## START SUPPLIED INFORMATION

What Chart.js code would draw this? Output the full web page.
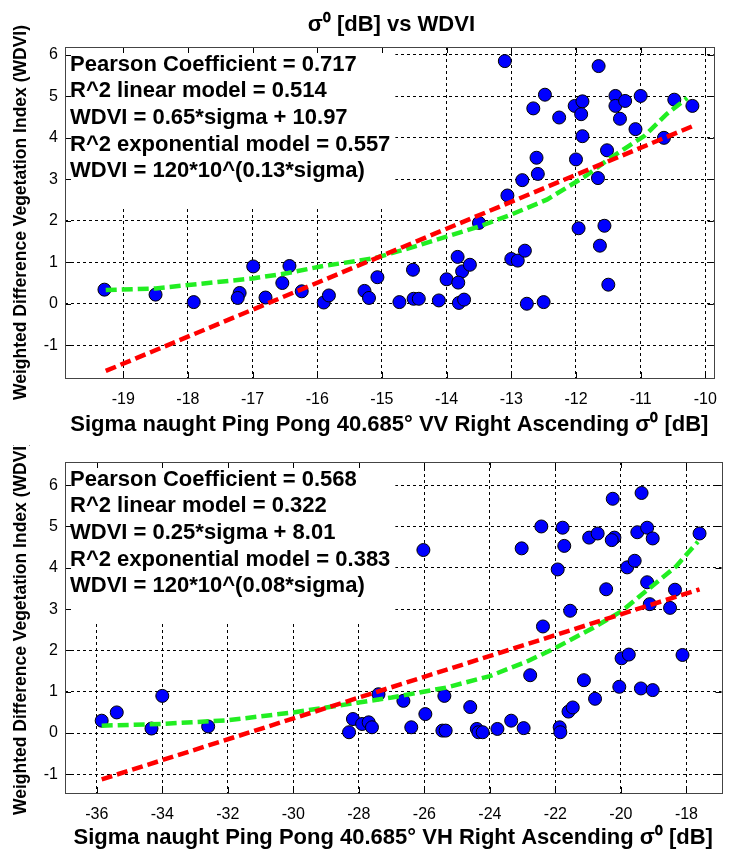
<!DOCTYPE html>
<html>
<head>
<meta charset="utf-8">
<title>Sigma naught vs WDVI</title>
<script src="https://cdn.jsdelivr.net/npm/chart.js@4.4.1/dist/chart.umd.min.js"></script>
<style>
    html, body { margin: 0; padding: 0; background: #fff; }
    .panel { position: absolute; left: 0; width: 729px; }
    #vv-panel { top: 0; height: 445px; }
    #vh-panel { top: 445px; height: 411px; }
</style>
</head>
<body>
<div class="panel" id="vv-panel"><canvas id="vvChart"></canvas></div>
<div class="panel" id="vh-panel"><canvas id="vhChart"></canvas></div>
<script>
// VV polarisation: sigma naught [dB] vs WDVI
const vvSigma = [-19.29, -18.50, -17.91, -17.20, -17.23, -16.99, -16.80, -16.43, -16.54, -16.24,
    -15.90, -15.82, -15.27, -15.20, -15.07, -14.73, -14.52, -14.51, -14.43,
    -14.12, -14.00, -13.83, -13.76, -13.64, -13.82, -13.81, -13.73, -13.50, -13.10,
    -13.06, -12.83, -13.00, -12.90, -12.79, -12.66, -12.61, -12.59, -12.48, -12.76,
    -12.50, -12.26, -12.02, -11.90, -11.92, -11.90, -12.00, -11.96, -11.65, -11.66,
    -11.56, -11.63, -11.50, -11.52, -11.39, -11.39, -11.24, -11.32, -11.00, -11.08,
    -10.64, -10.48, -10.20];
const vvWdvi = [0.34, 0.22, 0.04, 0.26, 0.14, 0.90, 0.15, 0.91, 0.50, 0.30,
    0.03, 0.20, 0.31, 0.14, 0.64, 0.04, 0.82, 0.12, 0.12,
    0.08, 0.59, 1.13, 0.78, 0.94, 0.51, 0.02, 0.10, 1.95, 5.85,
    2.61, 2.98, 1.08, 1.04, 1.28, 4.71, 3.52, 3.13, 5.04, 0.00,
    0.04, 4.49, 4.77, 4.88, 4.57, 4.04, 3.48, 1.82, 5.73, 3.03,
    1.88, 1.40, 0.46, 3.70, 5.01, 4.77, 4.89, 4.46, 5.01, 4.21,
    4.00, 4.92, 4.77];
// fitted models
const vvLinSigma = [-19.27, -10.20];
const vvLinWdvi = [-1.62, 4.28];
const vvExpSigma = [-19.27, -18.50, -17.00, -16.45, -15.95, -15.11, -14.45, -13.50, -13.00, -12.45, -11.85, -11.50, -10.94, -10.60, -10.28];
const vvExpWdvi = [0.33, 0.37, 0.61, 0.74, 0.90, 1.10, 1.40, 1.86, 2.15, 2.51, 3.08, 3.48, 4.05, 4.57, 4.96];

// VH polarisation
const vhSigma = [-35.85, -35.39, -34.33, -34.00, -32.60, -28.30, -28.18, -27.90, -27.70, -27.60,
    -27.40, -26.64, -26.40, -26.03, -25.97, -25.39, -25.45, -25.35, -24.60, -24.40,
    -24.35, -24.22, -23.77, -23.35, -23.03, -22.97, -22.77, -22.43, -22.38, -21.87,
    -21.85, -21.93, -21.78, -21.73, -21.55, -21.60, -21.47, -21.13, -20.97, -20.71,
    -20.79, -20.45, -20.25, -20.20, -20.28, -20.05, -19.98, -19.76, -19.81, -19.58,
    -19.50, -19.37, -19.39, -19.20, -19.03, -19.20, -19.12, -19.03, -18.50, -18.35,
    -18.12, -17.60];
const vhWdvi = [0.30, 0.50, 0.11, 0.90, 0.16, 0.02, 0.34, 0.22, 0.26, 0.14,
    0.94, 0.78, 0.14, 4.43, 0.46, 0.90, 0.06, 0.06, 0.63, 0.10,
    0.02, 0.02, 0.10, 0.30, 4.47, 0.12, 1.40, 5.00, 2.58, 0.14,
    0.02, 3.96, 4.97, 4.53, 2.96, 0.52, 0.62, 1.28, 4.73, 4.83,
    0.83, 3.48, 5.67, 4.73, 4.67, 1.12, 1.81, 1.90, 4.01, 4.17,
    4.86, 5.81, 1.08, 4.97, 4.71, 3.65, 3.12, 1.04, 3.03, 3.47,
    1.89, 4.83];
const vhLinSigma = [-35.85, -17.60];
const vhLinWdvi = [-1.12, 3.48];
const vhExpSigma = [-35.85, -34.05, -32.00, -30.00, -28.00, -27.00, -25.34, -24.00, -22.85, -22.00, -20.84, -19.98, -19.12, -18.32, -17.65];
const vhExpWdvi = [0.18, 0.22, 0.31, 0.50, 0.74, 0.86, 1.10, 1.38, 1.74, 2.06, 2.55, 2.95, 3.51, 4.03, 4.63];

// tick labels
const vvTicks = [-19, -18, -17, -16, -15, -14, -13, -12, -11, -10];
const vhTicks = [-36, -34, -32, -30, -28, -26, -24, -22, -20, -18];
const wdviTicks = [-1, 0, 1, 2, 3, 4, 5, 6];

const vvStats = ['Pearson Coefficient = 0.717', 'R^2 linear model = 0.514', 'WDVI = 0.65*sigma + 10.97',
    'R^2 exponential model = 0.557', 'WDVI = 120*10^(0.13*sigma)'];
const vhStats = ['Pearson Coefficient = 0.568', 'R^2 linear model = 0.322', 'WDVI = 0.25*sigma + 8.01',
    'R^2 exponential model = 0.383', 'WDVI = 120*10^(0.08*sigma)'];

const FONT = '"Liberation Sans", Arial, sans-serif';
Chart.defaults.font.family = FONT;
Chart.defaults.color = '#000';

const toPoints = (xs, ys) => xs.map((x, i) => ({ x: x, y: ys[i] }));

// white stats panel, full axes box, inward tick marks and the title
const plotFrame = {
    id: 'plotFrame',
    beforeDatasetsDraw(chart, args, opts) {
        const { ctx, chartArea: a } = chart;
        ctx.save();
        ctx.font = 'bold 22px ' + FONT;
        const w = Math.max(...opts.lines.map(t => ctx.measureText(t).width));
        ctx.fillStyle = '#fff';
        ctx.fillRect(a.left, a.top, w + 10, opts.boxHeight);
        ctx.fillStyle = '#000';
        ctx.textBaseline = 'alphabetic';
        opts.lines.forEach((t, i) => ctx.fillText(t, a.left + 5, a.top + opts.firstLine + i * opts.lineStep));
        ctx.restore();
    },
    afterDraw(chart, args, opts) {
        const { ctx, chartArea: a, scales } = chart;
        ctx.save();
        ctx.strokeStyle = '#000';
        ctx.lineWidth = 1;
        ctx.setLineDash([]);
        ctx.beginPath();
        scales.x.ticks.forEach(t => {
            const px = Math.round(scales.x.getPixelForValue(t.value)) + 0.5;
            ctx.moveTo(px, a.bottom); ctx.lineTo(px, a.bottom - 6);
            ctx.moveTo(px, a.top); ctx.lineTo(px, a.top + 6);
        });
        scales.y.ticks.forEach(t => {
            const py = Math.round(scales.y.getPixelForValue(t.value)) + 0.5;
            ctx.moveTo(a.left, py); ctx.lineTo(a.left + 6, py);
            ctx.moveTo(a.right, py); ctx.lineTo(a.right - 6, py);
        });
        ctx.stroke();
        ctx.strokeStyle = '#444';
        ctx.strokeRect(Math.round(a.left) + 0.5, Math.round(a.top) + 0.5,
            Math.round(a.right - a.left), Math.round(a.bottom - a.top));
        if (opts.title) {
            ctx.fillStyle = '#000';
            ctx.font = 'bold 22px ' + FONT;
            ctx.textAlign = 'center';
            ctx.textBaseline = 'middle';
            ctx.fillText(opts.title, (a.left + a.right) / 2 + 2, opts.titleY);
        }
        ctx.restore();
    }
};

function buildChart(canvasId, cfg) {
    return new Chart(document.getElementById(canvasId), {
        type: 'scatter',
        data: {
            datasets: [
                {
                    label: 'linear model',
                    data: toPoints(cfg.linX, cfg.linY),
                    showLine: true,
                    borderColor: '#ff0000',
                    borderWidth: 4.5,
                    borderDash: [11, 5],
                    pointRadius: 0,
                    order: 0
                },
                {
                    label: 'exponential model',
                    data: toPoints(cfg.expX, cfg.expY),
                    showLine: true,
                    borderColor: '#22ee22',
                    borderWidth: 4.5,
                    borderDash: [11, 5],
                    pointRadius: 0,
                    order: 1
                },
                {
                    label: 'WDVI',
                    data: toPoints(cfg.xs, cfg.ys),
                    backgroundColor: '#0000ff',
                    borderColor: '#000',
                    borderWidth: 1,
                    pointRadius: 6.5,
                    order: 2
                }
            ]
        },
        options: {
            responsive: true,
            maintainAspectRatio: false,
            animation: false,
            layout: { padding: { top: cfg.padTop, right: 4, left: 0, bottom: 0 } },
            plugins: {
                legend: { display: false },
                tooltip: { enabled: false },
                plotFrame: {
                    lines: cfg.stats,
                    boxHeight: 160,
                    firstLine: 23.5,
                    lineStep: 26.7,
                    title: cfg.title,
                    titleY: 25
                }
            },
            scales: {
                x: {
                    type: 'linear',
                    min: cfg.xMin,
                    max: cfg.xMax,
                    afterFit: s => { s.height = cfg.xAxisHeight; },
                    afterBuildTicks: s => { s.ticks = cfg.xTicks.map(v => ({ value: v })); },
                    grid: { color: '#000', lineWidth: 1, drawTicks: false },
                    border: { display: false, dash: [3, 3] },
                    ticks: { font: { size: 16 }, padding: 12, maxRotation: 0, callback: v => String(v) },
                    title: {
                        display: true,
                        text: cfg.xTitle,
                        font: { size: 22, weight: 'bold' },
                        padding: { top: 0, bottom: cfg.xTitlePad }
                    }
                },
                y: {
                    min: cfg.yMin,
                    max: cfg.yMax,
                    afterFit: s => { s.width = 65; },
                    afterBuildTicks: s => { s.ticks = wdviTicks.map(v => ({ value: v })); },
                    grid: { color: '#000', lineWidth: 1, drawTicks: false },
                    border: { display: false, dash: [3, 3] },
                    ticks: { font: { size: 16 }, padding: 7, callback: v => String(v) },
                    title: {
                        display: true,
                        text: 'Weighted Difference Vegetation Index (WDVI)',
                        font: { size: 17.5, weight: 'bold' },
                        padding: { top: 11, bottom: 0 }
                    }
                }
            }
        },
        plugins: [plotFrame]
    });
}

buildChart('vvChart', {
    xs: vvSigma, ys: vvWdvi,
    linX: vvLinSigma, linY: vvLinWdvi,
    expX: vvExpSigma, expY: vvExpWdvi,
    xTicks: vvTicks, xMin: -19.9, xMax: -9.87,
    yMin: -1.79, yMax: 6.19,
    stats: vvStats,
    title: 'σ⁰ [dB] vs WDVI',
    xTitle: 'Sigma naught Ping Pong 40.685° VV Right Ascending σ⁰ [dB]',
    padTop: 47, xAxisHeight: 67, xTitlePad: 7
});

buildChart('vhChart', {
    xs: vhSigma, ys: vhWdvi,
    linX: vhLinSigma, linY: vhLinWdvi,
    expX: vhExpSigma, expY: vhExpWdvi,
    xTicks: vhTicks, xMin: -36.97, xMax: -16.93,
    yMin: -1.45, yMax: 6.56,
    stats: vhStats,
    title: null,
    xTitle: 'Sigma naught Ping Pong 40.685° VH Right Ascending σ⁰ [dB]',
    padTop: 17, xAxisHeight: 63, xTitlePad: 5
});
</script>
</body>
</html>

## END SUPPLIED INFORMATION

** GIVEN INSTRUCTION **
Return only the lines running from the top of the data to the line that holds "4.05, 4.57, 4.96];". Include both of those lines, but skip the pictures.

** COMPLETED TASK **
What Chart.js code would draw this? Output the full web page.
<!DOCTYPE html>
<html>
<head>
<meta charset="utf-8">
<title>Sigma naught vs WDVI</title>
<script src="https://cdn.jsdelivr.net/npm/chart.js@4.4.1/dist/chart.umd.min.js"></script>
<style>
    html, body { margin: 0; padding: 0; background: #fff; }
    .panel { position: absolute; left: 0; width: 729px; }
    #vv-panel { top: 0; height: 445px; }
    #vh-panel { top: 445px; height: 411px; }
</style>
</head>
<body>
<div class="panel" id="vv-panel"><canvas id="vvChart"></canvas></div>
<div class="panel" id="vh-panel"><canvas id="vhChart"></canvas></div>
<script>
// VV polarisation: sigma naught [dB] vs WDVI
const vvSigma = [-19.29, -18.50, -17.91, -17.20, -17.23, -16.99, -16.80, -16.43, -16.54, -16.24,
    -15.90, -15.82, -15.27, -15.20, -15.07, -14.73, -14.52, -14.51, -14.43,
    -14.12, -14.00, -13.83, -13.76, -13.64, -13.82, -13.81, -13.73, -13.50, -13.10,
    -13.06, -12.83, -13.00, -12.90, -12.79, -12.66, -12.61, -12.59, -12.48, -12.76,
    -12.50, -12.26, -12.02, -11.90, -11.92, -11.90, -12.00, -11.96, -11.65, -11.66,
    -11.56, -11.63, -11.50, -11.52, -11.39, -11.39, -11.24, -11.32, -11.00, -11.08,
    -10.64, -10.48, -10.20];
const vvWdvi = [0.34, 0.22, 0.04, 0.26, 0.14, 0.90, 0.15, 0.91, 0.50, 0.30,
    0.03, 0.20, 0.31, 0.14, 0.64, 0.04, 0.82, 0.12, 0.12,
    0.08, 0.59, 1.13, 0.78, 0.94, 0.51, 0.02, 0.10, 1.95, 5.85,
    2.61, 2.98, 1.08, 1.04, 1.28, 4.71, 3.52, 3.13, 5.04, 0.00,
    0.04, 4.49, 4.77, 4.88, 4.57, 4.04, 3.48, 1.82, 5.73, 3.03,
    1.88, 1.40, 0.46, 3.70, 5.01, 4.77, 4.89, 4.46, 5.01, 4.21,
    4.00, 4.92, 4.77];
// fitted models
const vvLinSigma = [-19.27, -10.20];
const vvLinWdvi = [-1.62, 4.28];
const vvExpSigma = [-19.27, -18.50, -17.00, -16.45, -15.95, -15.11, -14.45, -13.50, -13.00, -12.45, -11.85, -11.50, -10.94, -10.60, -10.28];
const vvExpWdvi = [0.33, 0.37, 0.61, 0.74, 0.90, 1.10, 1.40, 1.86, 2.15, 2.51, 3.08, 3.48, 4.05, 4.57, 4.96];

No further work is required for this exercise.